Glossary term
Annuity Fee
An annuity fee is any explicit or embedded contract cost that reduces the value or net return of an annuity.
Byline
Written by: Editorial Team
Updated
What Is an Annuity Fee?
An annuity fee is any explicit or embedded contract cost that reduces the value or net return of an annuity. The exact fee structure depends on the product. Some contracts keep the fee picture relatively simple, while others layer base charges, rider costs, underlying investment expenses, and exit restrictions on top of one another. Annuity outcomes depend not only on guarantees and tax deferral, but also on the cost of getting those features.
Key Takeaways
- Annuity fees can be explicit, embedded, ongoing, or event driven.

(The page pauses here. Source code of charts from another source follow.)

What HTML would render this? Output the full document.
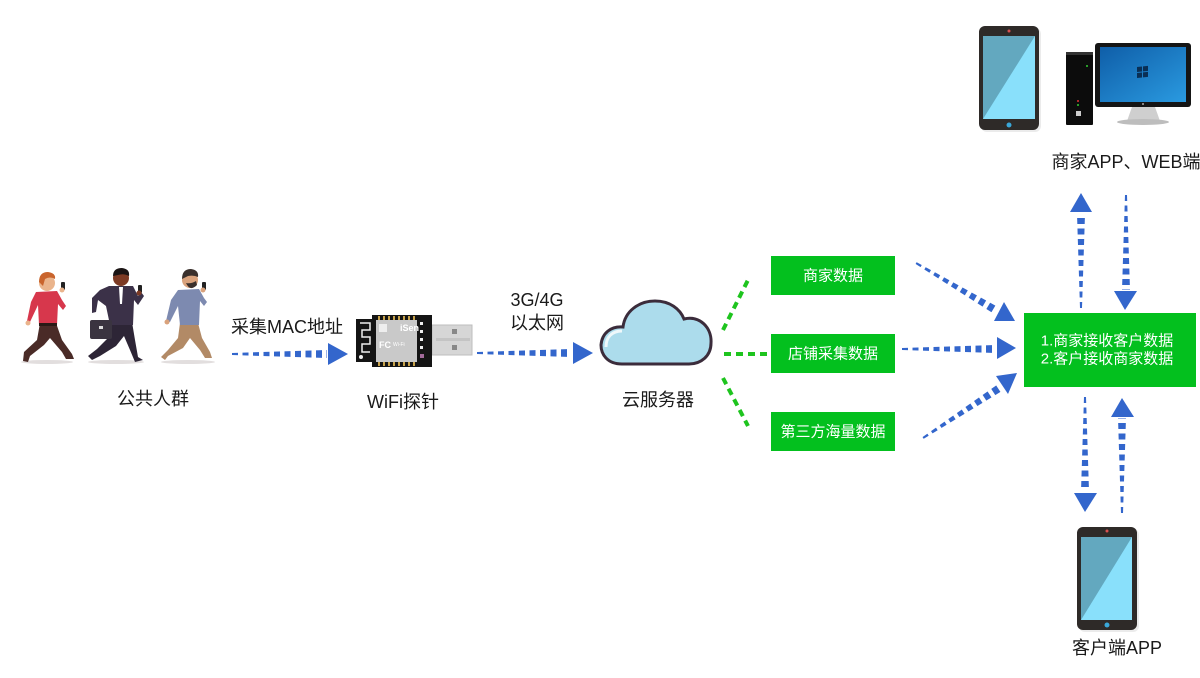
<!DOCTYPE html>
<html><head><meta charset="utf-8">
<style>
html,body{margin:0;padding:0;background:#fff;}
svg{display:block;}
text{font-family:"Liberation Sans","Noto Sans CJK SC",sans-serif;}
</style></head>
<body>
<svg width="1200" height="678" viewBox="0 0 1200 678" xmlns="http://www.w3.org/2000/svg">
<defs>
  <linearGradient id="scr" x1="0" y1="0" x2="1" y2="1">
    <stop offset="0" stop-color="#0f5ea8"/><stop offset="1" stop-color="#2a9ae0"/>
  </linearGradient>
  <clipPath id="c1"><polygon points="0,-1 95,-4 95,4 0,1"/></clipPath>
  <clipPath id="c2"><polygon points="0,-1 94,-4 94,4 0,1"/></clipPath>
</defs>

<!-- ============ People ============ -->
<g>
  <ellipse cx="47" cy="362" rx="26" ry="2" fill="#e2dede"/>
  <ellipse cx="116" cy="362" rx="28" ry="2" fill="#e2dede"/>
  <ellipse cx="188" cy="362" rx="27" ry="2" fill="#e2dede"/>
  <!-- person 1 -->
  <polygon points="40,323 56,323 62,340 72,354 74,359 66,359 62,352 50,338 44,345 30,356 28,362 23,361 24,352 37,340" fill="#4a2b27"/>
  <polygon points="36,292 57,291 62,300 66,306 63,310 58,304 57,325 39,325 38,305 30,322 27,321 31,302" fill="#d7374c"/>
  <rect x="39" y="323" width="18" height="3" fill="#2a1a16"/>
  <circle cx="47" cy="283" r="8" fill="#eab48c"/>
  <path d="M39,282 Q39,272 48,272 Q56,273 55,279 Q50,276 45,279 L43,286 Z" fill="#c9642c"/>
  <rect x="61" y="282" width="4" height="8" rx="1" fill="#222"/>
  <circle cx="62" cy="290" r="2.5" fill="#eab48c"/>
  <circle cx="28" cy="323" r="2.5" fill="#eab48c"/>
  <!-- person 2 -->
  <polygon points="110,322 132,322 135,340 138,357 143,360 135,362 130,350 124,336 116,346 100,356 92,360 88,356 97,349 110,336" fill="#2d2536"/>
  <polygon points="109,286 133,286 138,296 141,292 144,296 138,305 134,300 133,325 110,325 106,306 98,300 96,312 92,313 92,298 100,290" fill="#3b3148"/>
  <polygon points="119,287 123,287 122,304 120,304" fill="#fff"/>
  <rect x="90" y="320" width="22" height="19" rx="2" fill="#3a3440"/>
  <rect x="99" y="326" width="4" height="3" fill="#ddd"/>
  <circle cx="121" cy="278" r="8" fill="#7c3a24"/>
  <path d="M113,276 Q113,268 122,268 Q130,269 129,276 Q124,273 118,275 Z" fill="#1a1414"/>
  <rect x="138" y="285" width="4" height="8" rx="1" fill="#222"/>
  <circle cx="139" cy="293" r="2.5" fill="#7c3a24"/>
  <!-- person 3 -->
  <polygon points="180,323 198,323 202,338 210,352 212,358 205,358 200,350 190,338 183,348 168,356 165,360 161,357 168,350 178,338" fill="#b28a66"/>
  <polygon points="178,290 199,289 204,298 207,302 204,306 200,301 199,325 180,325 178,306 170,322 166,321 171,300" fill="#7d8ab0"/>
  <circle cx="190" cy="280" r="8" fill="#d9a27c"/>
  <path d="M182,279 Q182,269 191,269 Q199,270 198,277 Q194,275 188,276 Z" fill="#3a302c"/>
  <path d="M186,283 Q190,292 197,285 L196,281 Q191,284 186,283 Z" fill="#3a302c"/>
  <rect x="202" y="282" width="4" height="8" rx="1" fill="#222"/>
  <circle cx="203" cy="290" r="2.5" fill="#d9a27c"/>
  <circle cx="167" cy="322" r="2.5" fill="#d9a27c"/>
</g>

<!-- ============ WiFi probe ============ -->
<g>
  <rect x="432" y="325" width="40" height="30" fill="#d6d6d6" stroke="#bdbdbd" stroke-width="1"/>
  <rect x="436" y="338" width="34" height="3" fill="#c4c4c4"/>
  <rect x="452" y="329" width="5" height="5" fill="#888"/>
  <rect x="452" y="345" width="5" height="5" fill="#888"/>
  <path d="M356,319 L372,319 L372,315 L432,315 L432,367 L372,367 L372,362 L356,362 Z" fill="#141414"/>
  <path d="M360,323 L370,323 L370,330 L362,330 L362,337 L370,337 L370,344 L362,344 L362,352 L370,352" fill="none" stroke="#eee" stroke-width="1.5"/>
  <circle cx="361" cy="357" r="2" fill="#eee"/>
  <rect x="376" y="320" width="41" height="42" fill="#c9c9c9"/>
  <g fill="#c8a24a">
    <rect x="378" y="316" width="2" height="4"/><rect x="383" y="316" width="2" height="4"/><rect x="388" y="316" width="2" height="4"/><rect x="393" y="316" width="2" height="4"/><rect x="398" y="316" width="2" height="4"/><rect x="403" y="316" width="2" height="4"/><rect x="408" y="316" width="2" height="4"/><rect x="413" y="316" width="2" height="4"/>
    <rect x="378" y="362" width="2" height="4"/><rect x="383" y="362" width="2" height="4"/><rect x="388" y="362" width="2" height="4"/><rect x="393" y="362" width="2" height="4"/><rect x="398" y="362" width="2" height="4"/><rect x="403" y="362" width="2" height="4"/><rect x="408" y="362" width="2" height="4"/><rect x="413" y="362" width="2" height="4"/>
  </g>
  <g fill="#eee"><rect x="420" y="322" width="3" height="3"/><rect x="420" y="330" width="3" height="3"/><rect x="420" y="338" width="3" height="3"/><rect x="420" y="346" width="3" height="3"/></g>
  <rect x="420" y="354" width="4" height="4" fill="#a36a9a"/>
  <rect x="379" y="324" width="8" height="8" fill="#eee"/>
  <text x="400" y="331" font-size="9" fill="#fff" font-weight="bold">iSen</text>
  <text x="379" y="348" font-size="9" fill="#fff" font-weight="bold">FC</text>
  <text x="393" y="346" font-size="5" fill="#fff">Wi-Fi</text>
</g>

<!-- ============ Cloud ============ -->
<path d="M622,364 C607,364 601,354 601,345 C602,333 611,326 623,327 C625,311 639,301 655,301 C670,301 680,309 684,319 C700,315 712,328 711,343 C711,356 701,364 689,364 Z" fill="#acdcec" stroke="#3b2c3b" stroke-width="3"/>
<path d="M606,347 C606,337 612,331 622,331" fill="none" stroke="#fff" stroke-width="3" opacity="0.8"/>

<!-- ============ Green dotted lines ============ -->
<g stroke="#1ec41e" stroke-width="4" stroke-dasharray="7 5" fill="none">
  <line x1="723" y1="330" x2="748" y2="280"/>
  <line x1="724" y1="354" x2="768" y2="354"/>
  <line x1="723" y1="378" x2="748" y2="426"/>
</g>

<!-- ============ Green boxes ============ -->
<g fill="#03c01e">
  <rect x="771" y="256" width="124" height="39"/>
  <rect x="771" y="334" width="124" height="39"/>
  <rect x="771" y="412" width="124" height="39"/>
  <rect x="1024" y="313" width="172" height="74"/>
</g>
<g fill="#fff" font-size="15" text-anchor="middle" dominant-baseline="central">
  <text x="833" y="276">商家数据</text>
  <text x="833" y="354">店铺采集数据</text>
  <text x="833" y="432">第三方海量数据</text>
  <text x="1107" y="341">1.商家接收客户数据</text>
  <text x="1107" y="359">2.客户接收商家数据</text>
</g>

<!-- ============ Blue tapered dashed arrows ============ -->
<g fill="#3366cc">
  <g transform="translate(232,354)"><line x1="0" y1="0" x2="95" y2="0" stroke="#3366cc" stroke-width="10" stroke-dasharray="6 4.5" clip-path="url(#c1)"/></g>
  <polygon points="328,343 328,365 348,354"/>
  <g transform="translate(477,353)"><line x1="0" y1="0" x2="94" y2="0" stroke="#3366cc" stroke-width="10" stroke-dasharray="6 4.5" clip-path="url(#c2)"/></g>
  <polygon points="573,342 573,364 593,353"/>
  <g transform="translate(916,263) rotate(30.7)"><line x1="0" y1="0" x2="92" y2="0" stroke="#3366cc" stroke-width="10" stroke-dasharray="6 4.5" clip-path="url(#c2)"/></g>
  <polygon points="994,321 1015,321 1004,302"/>
  <g transform="translate(902,349)"><line x1="0" y1="0" x2="92" y2="0" stroke="#3366cc" stroke-width="10" stroke-dasharray="6 4.5" clip-path="url(#c2)"/></g>
  <polygon points="997,337 997,359 1016,348"/>
  <g transform="translate(923,438) rotate(-33.2)"><line x1="0" y1="0" x2="90" y2="0" stroke="#3366cc" stroke-width="10" stroke-dasharray="6 4.5" clip-path="url(#c2)"/></g>
  <polygon points="996,376 1017,373 1008,394"/>
  <g transform="translate(1081,308) rotate(-90)"><line x1="0" y1="0" x2="94" y2="0" stroke="#3366cc" stroke-width="10" stroke-dasharray="6 4.5" clip-path="url(#c2)"/></g>
  <polygon points="1070,212 1092,212 1081,193"/>
  <g transform="translate(1126,195) rotate(90)"><line x1="0" y1="0" x2="95" y2="0" stroke="#3366cc" stroke-width="10" stroke-dasharray="6 4.5" clip-path="url(#c1)"/></g>
  <polygon points="1114,291 1137,291 1125,310"/>
  <g transform="translate(1085,397) rotate(90)"><line x1="0" y1="0" x2="94" y2="0" stroke="#3366cc" stroke-width="10" stroke-dasharray="6 4.5" clip-path="url(#c2)"/></g>
  <polygon points="1074,493 1097,493 1085,512"/>
  <g transform="translate(1122,513) rotate(-90)"><line x1="0" y1="0" x2="95" y2="0" stroke="#3366cc" stroke-width="10" stroke-dasharray="6 4.5" clip-path="url(#c1)"/></g>
  <polygon points="1111,417 1134,417 1122,398"/>
</g>

<!-- ============ Top devices ============ -->
<g>
  <rect x="981" y="28" width="60" height="104" rx="6" fill="#d8d8d8" opacity="0.5"/>
  <rect x="979" y="26" width="60" height="104" rx="6" fill="#2e2a28"/>
  <rect x="983" y="36" width="52" height="83" fill="#89e0fb"/>
  <polygon points="983,36 1035,36 983,119" fill="#63a8bf"/>
  <circle cx="1009" cy="31" r="1.5" fill="#d85050"/>
  <circle cx="1009" cy="125" r="2.5" fill="#3aa7d8"/>
  <rect x="1066" y="52" width="27" height="73" rx="1" fill="#0c0c0c"/>
  <rect x="1066" y="52" width="27" height="3" fill="#333"/>
  <circle cx="1087" cy="66" r="1" fill="#3c3"/>
  <circle cx="1078" cy="101" r="1" fill="#d33"/>
  <circle cx="1078" cy="105" r="1" fill="#3c3"/>
  <rect x="1076" y="111" width="5" height="5" fill="#ccc"/>
  <polygon points="1132,107 1155,107 1160,121 1127,121" fill="#cfcfcf"/>
  <ellipse cx="1143" cy="122" rx="26" ry="3" fill="#bdbdbd"/>
  <rect x="1095" y="43" width="96" height="64" rx="3" fill="#151515"/>
  <rect x="1100" y="47" width="86" height="55" fill="url(#scr)"/>
  <g fill="#0a2f55" transform="translate(1137,67) skewY(-6)">
    <rect x="0" y="0" width="5" height="5"/><rect x="6" y="0" width="5" height="5"/>
    <rect x="0" y="6" width="5" height="5"/><rect x="6" y="6" width="5" height="5"/>
  </g>
  <circle cx="1143" cy="104" r="1" fill="#aaa"/>
</g>

<!-- ============ Bottom phone ============ -->
<g>
  <rect x="1079" y="529" width="60" height="103" rx="6" fill="#d8d8d8" opacity="0.5"/>
  <rect x="1077" y="527" width="60" height="103" rx="6" fill="#2e2a28"/>
  <rect x="1081" y="537" width="51" height="83" fill="#89e0fb"/>
  <polygon points="1081,537 1132,537 1081,620" fill="#63a8bf"/>
  <circle cx="1107" cy="531" r="1.5" fill="#d85050"/>
  <circle cx="1107" cy="625" r="2.5" fill="#3aa7d8"/>
</g>

<!-- ============ Labels ============ -->
<g fill="#1a1a1a" font-size="18" text-anchor="middle" dominant-baseline="central">
  <text x="287" y="327">采集MAC地址</text>
  <text x="153" y="399">公共人群</text>
  <text x="403" y="402">WiFi探针</text>
  <text x="537" y="300">3G/4G</text>
  <text x="537" y="323">以太网</text>
  <text x="658" y="400">云服务器</text>
  <text x="1126" y="162">商家APP、WEB端</text>
  <text x="1117" y="648">客户端APP</text>
</g>
</svg>
</body></html>
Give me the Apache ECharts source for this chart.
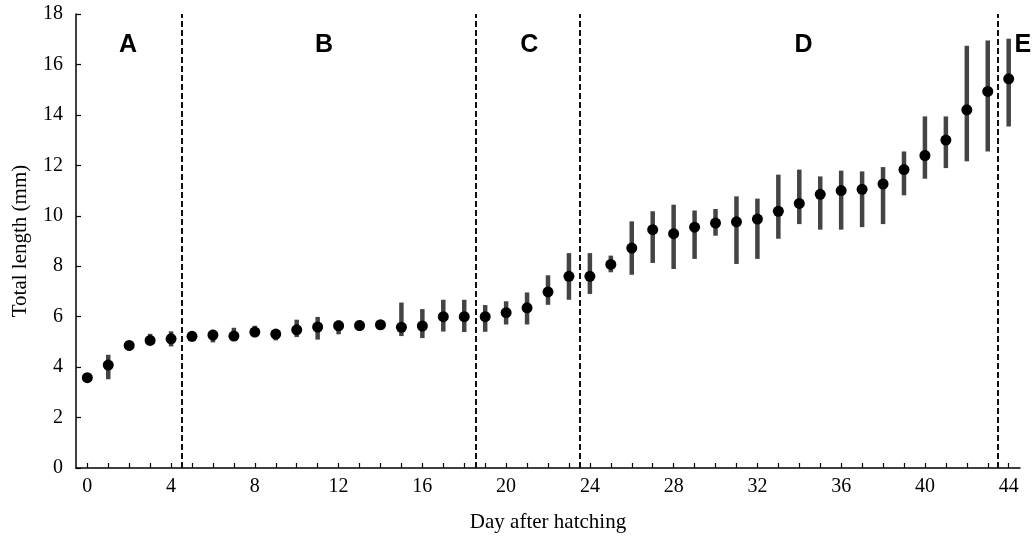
<!DOCTYPE html>
<html>
<head>
<meta charset="utf-8">
<script src="https://cdn.jsdelivr.net/npm/echarts@6/dist/echarts.min.js"></script>
<style>
html,body{margin:0;padding:0;background:#fff;}
#chart{width:1033px;height:538px;}
</style>
</head>
<body>
<div id="chart"></div>
<script>
// ---- data ----
var days = [0,1,2,3,4,5,6,7,8,9,10,11,12,13,14,15,16,17,18,19,20,21,22,23,24,25,26,27,28,29,30,31,32,33,34,35,36,37,38,39,40,41,42,43,44];
var meanLength = [3.58,4.08,4.86,5.06,5.12,5.22,5.27,5.23,5.39,5.31,5.48,5.59,5.64,5.65,5.68,5.58,5.63,6.0,6.0,6.0,6.16,6.35,6.98,7.6,7.6,8.07,8.72,9.45,9.29,9.55,9.71,9.76,9.87,10.18,10.49,10.85,11.0,11.05,11.26,11.83,12.39,13.0,14.2,14.93,15.43];
var lowLength = [3.48,3.52,4.66,4.88,4.82,5.02,4.98,5.04,5.19,5.06,5.19,5.09,5.3,5.45,5.55,5.23,5.15,5.41,5.39,5.4,5.69,5.69,6.47,6.67,6.9,7.76,7.66,8.13,7.89,8.29,9.21,8.09,8.29,9.09,9.67,9.45,9.45,9.55,9.67,10.81,11.47,11.89,12.16,12.55,13.54];
var highLength = [3.68,4.49,5.02,5.32,5.42,5.38,5.48,5.56,5.64,5.48,5.88,5.99,5.85,5.85,5.82,6.56,6.3,6.67,6.67,6.46,6.61,6.96,7.64,8.52,8.52,8.42,9.78,10.18,10.44,10.21,10.27,10.77,10.68,11.63,11.83,11.56,11.79,11.76,11.93,12.55,13.94,13.94,16.74,16.95,17.02];
var phaseBoundaries = [4.5, 18.55, 23.5, 43.5];
var phaseNames = ['A','B','C','D','E'];
var phaseNameX = [1.95, 11.3, 21.1, 34.2, 44.68];
var phaseNameY = [16.75, 16.75, 16.75, 16.75, 16.75];
var xTickValues = [0,1,2,3,4,5,6,7,8,9,10,11,12,13,14,15,16,17,18,19,20,21,22,23,24,25,26,27,28,29,30,31,32,33,34,35,36,37,38,39,40,41,42,43,44];
var xLabelValues = [0,4,8,12,16,20,24,28,32,36,40,44];
var xAxisTitle = 'Day after hatching';
var yAxisTitle = 'Total length (mm)';

// ---- build ----
var meanData = days.map(function(d,i){ return [d, meanLength[i]]; });
var barData = days.map(function(d,i){ return [d, lowLength[i], highLength[i]]; });
var phaseData = phaseNames.map(function(n,i){ return [phaseNameX[i], phaseNameY[i], n]; });

var serif = '"Liberation Serif","Times New Roman",serif';
var chart = echarts.init(document.getElementById('chart'), null, {renderer:'canvas'});
chart.setOption({
  animation:false,
  backgroundColor:'#fff',
  grid:{left:76, right:13, top:14, bottom:70, containLabel:false, outerBoundsMode:'none'},
  xAxis:{
    type:'value', min:-0.54, max:44.54,
    name:xAxisTitle, nameLocation:'middle', nameGap:44,
    nameTextStyle:{fontFamily:serif, fontSize:21, color:'#000'},
    axisLine:{show:true, onZero:false, lineStyle:{color:'#000', width:1.5}},
    axisTick:{show:true, inside:true, length:5, customValues:xTickValues, lineStyle:{color:'#000', width:1.2}},
    axisLabel:{customValues:xLabelValues, fontFamily:serif, fontSize:20, color:'#000', margin:9},
    splitLine:{show:false}
  },
  yAxis:{
    type:'value', min:0, max:18, interval:2,
    name:yAxisTitle, nameLocation:'middle', nameGap:45,
    nameTextStyle:{fontFamily:serif, fontSize:21, color:'#000'},
    axisLine:{show:true, onZero:false, lineStyle:{color:'#000', width:1.5}},
    axisTick:{show:true, inside:true, length:5, lineStyle:{color:'#000', width:1.2}},
    axisLabel:{fontFamily:serif, fontSize:20, color:'#000', margin:13},
    splitLine:{show:false}
  },
  series:[
    {
      type:'custom',
      data:barData,
      encode:{x:0, y:[1,2]},
      clip:false,
      renderItem:function(params, api){
        var lo = api.coord([api.value(0), api.value(1)]);
        var hi = api.coord([api.value(0), api.value(2)]);
        return {type:'line', shape:{x1:lo[0], y1:lo[1], x2:hi[0], y2:hi[1]},
                style:{stroke:'#444', lineWidth:4.5}};
      },
      markLine:{
        silent:true, symbol:['none','none'],
        label:{show:false},
        lineStyle:{color:'#111', width:2, type:[6,3]},
        data:phaseBoundaries.map(function(v){ return {xAxis:v}; })
      },
      z:2
    },
    {
      type:'scatter',
      data:meanData,
      symbol:'circle', symbolSize:11,
      itemStyle:{color:'#000', opacity:1},
      z:3
    },
    {
      type:'custom',
      data:phaseData,
      encode:{x:0, y:1},
      clip:false,
      renderItem:function(params, api){
        var p = api.coord([api.value(0), api.value(1)]);
        return {type:'text', x:p[0], y:p[1],
                style:{text:phaseNames[params.dataIndex], fill:'#000',
                       font:'bold 25px "Liberation Sans",Arial,sans-serif',
                       align:'center', verticalAlign:'middle'}};
      },
      z:4
    }
  ]
});
</script>
</body>
</html>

- Different annuity types carry different fee structures.
- A Variable Annuity often has the heaviest visible fee stack.
- Charges can include surrender schedules, contract fees, rider fees, and investment-related expenses.
- Comparing annuities without comparing fees is incomplete analysis.
Common Types of Annuity Fees
Common annuity costs include a Surrender Charge for early exits, administrative costs, rider charges, and in variable annuities a Mortality and Expense Risk Charge (M&E). Some products also impose underlying fund expenses, while others rely more heavily on contract spreads, caps, or other design features that indirectly reduce return.
The fee picture is not always visible in one line item. Some costs are obvious. Others are built into the contract's crediting or payout structure.
How Annuity Fees Reduce Net Return
An annuity can still be a reasonable product even when it is not cheap. The guarantees, risk transfer, income features, or tax characteristics have to justify the all-in cost. A contract with meaningful guarantees may deserve a higher cost than a plain investment account, but the owner still has to know what is being paid and why.
Annuity Fees Versus Product Design
Fees should also be separated from product structure. A Fixed Annuity may look lower cost because some economics are built into the credited rate rather than shown as a long menu of charges. By contrast, variable and indexed contracts may expose more line items directly or combine them with more complex participation rules and riders.
How Investors Misjudge Annuity Fees
Investors often anchor on one appealing feature such as tax deferral, principal protection, or a lifetime-income rider. But once fees are added together, the contract may need a stronger performance or guarantee benefit just to break even against simpler alternatives. That does not make annuities bad. It means fee analysis has to sit next to guarantee analysis.
Example Guarantee Package With Costs Coming From More Than One Layer
Assume one annuity advertises a guaranteed withdrawal feature, but it also carries a base contract fee, subaccount expenses, and rider charges. Another annuity has fewer visible line items but lower growth potential because of tighter contract economics. In both cases, the investor needs to evaluate the total cost, not just the headline feature being marketed.
The Bottom Line
An annuity fee is any contract cost that reduces the value or net return of an annuity. The real usefulness of an annuity depends not just on its guarantees or tax treatment, but also on how much the owner gives up in ongoing or exit-related costs.